Barb: As soon as the storm cleared, Leonard fled the cabin like the Road Runner with Wile E. Coyote on his tailfeathers. (Meep, meep!)

Edith: Jimmy said snowshoeing was fun. You’ll love it, he said. What I love is what I did to him at the end of the trail – and that I’ll never have to strap on the stupid snowshoes ever again.

Readers: Add yours in the comments!

21 Thoughts

  1. I was never going to be able to brush out the trail. The best I could do was obliterate the tell-tale heel-marks I’d left after dragging the body through the virgin snow.

  2. Dang Earline anyway. She WOULD set up a meeting at Darla’s rather than host it at her own home midway. Easier to trudge the half-mile through the snow than shovel five miles of driveways.

  3. Nothing and I mean nothing is going to stop me getting to the bookshop on new release day!

  4. Susan Hogan drove around Oak Grove, Texas, for two days before she realized there was a dead body in the trunk of her car. And it was another three days before she knew that someone was trying to kill her.

  5. Digging that big trench in the snow was just supposed to be a prank to make others wonder what was going on. But now it looked like I had someone stalking me.

  6. The freak snowstorm here in West Texas left us with four feet of snow over three days of cabin fever and I have to get out now despite not having snowshoes or skies. I will just have to slug it out and make it to town as soon as I can. There is a dead body that needs to be reported.

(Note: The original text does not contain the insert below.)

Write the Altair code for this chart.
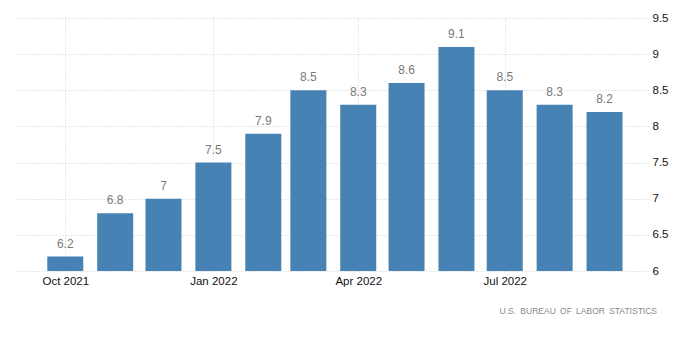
import altair as alt
import pandas as pd

months = ["2021-10-01", "2021-11-01", "2021-12-01", "2022-01-01", "2022-02-01", "2022-03-01",
          "2022-04-01", "2022-05-01", "2022-06-01", "2022-07-01", "2022-08-01", "2022-09-01"]
values = [6.2, 6.8, 7.0, 7.5, 7.9, 8.5, 8.3, 8.6, 9.1, 8.5, 8.3, 8.2]
y_ticks = [6, 6.5, 7, 7.5, 8, 8.5, 9, 9.5]
x_ticks = [(2021, 10), (2022, 1), (2022, 4), (2022, 7)]
source = "U.S.\u2002BUREAU\u2002OF\u2002LABOR\u2002STATISTICS"

df = pd.DataFrame({"date": months, "value": values})

FONT = "Liberation Sans"
grid_color = "#d0d0d0"

x_enc = alt.X(
    "date:T",
    scale=alt.Scale(type="utc", padding=0,
                    domain=[alt.DateTime(year=2021, month=9, date=1, utc=True),
                            alt.DateTime(year=2022, month=9, date=28, utc=True)]),
    axis=alt.Axis(
        values=[alt.DateTime(year=y, month=m, date=1, utc=True) for y, m in x_ticks],
        format="%b %Y", title=None, domain=False, ticks=False,
        labelFont=FONT, labelFontSize=11.5, labelColor="#111", labelPadding=4,
        grid=True, gridColor=grid_color, gridDash=[1, 2], labelFlush=False,
        labelOverlap=False,
    ),
)

y_enc = alt.Y(
    "value:Q",
    scale=alt.Scale(domain=[6, 9.5], nice=False, zero=False),
    axis=alt.Axis(
        orient="right", values=y_ticks, format="~g", title=None, domain=False,
        ticks=False, labelPadding=4, labelFont=FONT, labelFontSize=11.5,
        labelColor="#111", grid=True, gridColor=grid_color, gridDash=[1, 2],
        labelFlush=False, labelOverlap=False,
    ),
)

base = alt.Chart(df)

bars = base.mark_bar(color="#4682b4", width=36).encode(
    x=x_enc, y=y_enc, y2=alt.datum(6)
)

labels = base.mark_text(
    baseline="bottom", dy=-6, font=FONT, fontSize=12, color="#7a7a7a"
).encode(
    x=x_enc, y=y_enc, text=alt.Text("value:Q", format="~g")
)

chart = alt.layer(bars, labels).properties(
    width=631, height=253,
    padding={"left": 9, "top": 4, "right": 5, "bottom": 5},
    title=alt.TitleParams(
        text=source, orient="bottom", anchor="end", frame="group",
        font=FONT, fontSize=8.5, fontWeight="normal", color="#8a8a8a", offset=20, dx=9,
    ),
).configure(background="white").configure_view(strokeWidth=0, stroke=None)

chart.save("out.html", embed_options={"renderer": "svg", "actions": False})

    And, yes it does sometimes snow in Texas. 😉

  7. And once again, as it did every year on Groundhog’s day in this part of the world, a rift opened in the packed snow, a sure sign that the great crocus had woken from sleep, and would soon lead the line of marching daffodils, and primroses, and dogwood in their fight to conquor the still icy serenity in time for the loudly squealing children to pull their brightly colored Easter eggs from the forks of the trees.